Other computational tools use machine learning to mine epidemiological data and predict outcomes. Setting confirmed covid cases as the outcome, a group of researchers used computer-generated algorithms to examine the impact of environmental factors on covid transmission in four cities in Italy.
“These methods came up with population density and humidity being the strongest predictors of Covid-19 spread,” said Holmes. “I’ve heard humidity come up time and again, in a number of different covid projects that I’ve been working on.”
Another study simulated parameters intended for contact tracers and decision-makers who need such real-time assessments. Researchers used a feature map plugged into past mobile crowd-sensing data to model mobility patterns.
“They found that 2 weeks after the first confirmed case in the city under the risk of community spread, AI-enabled mobilization of assessment centers can [dramatically] reduce the unassessed population size,” said Holmes. This became a useful tool for updating policy guidelines.
Another predictive approach is looking at what’s trending online.
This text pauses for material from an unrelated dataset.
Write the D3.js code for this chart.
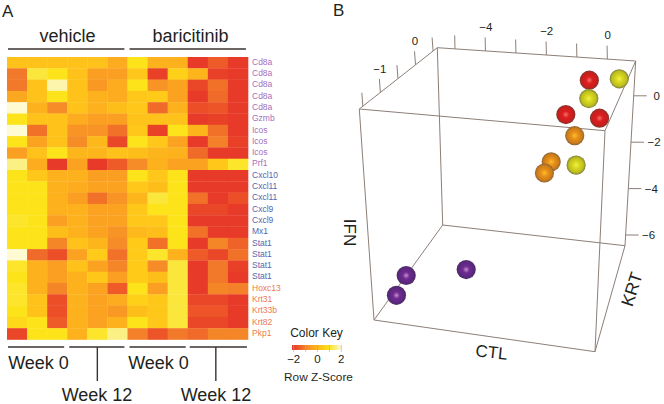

Internet search behavior can serve as an early-warning system for incidence of covid or other infectious diseases, said Holmes, who noted exponential increases in online searches for handwashing, hand sanitizer and antiseptics early in the pandemic.
Social media can also compute incidence early on. In China, the Wiebo social media platform aggregated and compared 15 million covid-related posts across the country. Reports of symptoms and diagnosis of cases significantly predicted the daily case counts compared with official statistics, noted Holmes.
Beyond case counts, a more varied picture can come from agent-based models, which simulate behaviors, allowing researchers to see the potential effects as they tweak the parameters individually or combined with other agents.
Researchers recently modeled infection spread in nursing homes in Italy by setting up risk parameters using a new, multi-agent platform called NetLogo. “They found useful information and strategies for reducing transmission risks,” said Holmes. With this model, “you can certainly implement some interventions, perhaps masking or no-visitation policy in the nursing home…and see how much that would reduce cases.”
The question remains: how can we best use the abundance of data now available to researchers?
“Hopefully,” said Holmes, “it feeds into policy and behavior change, and a reduction in the impact of a pandemic like this in the future.”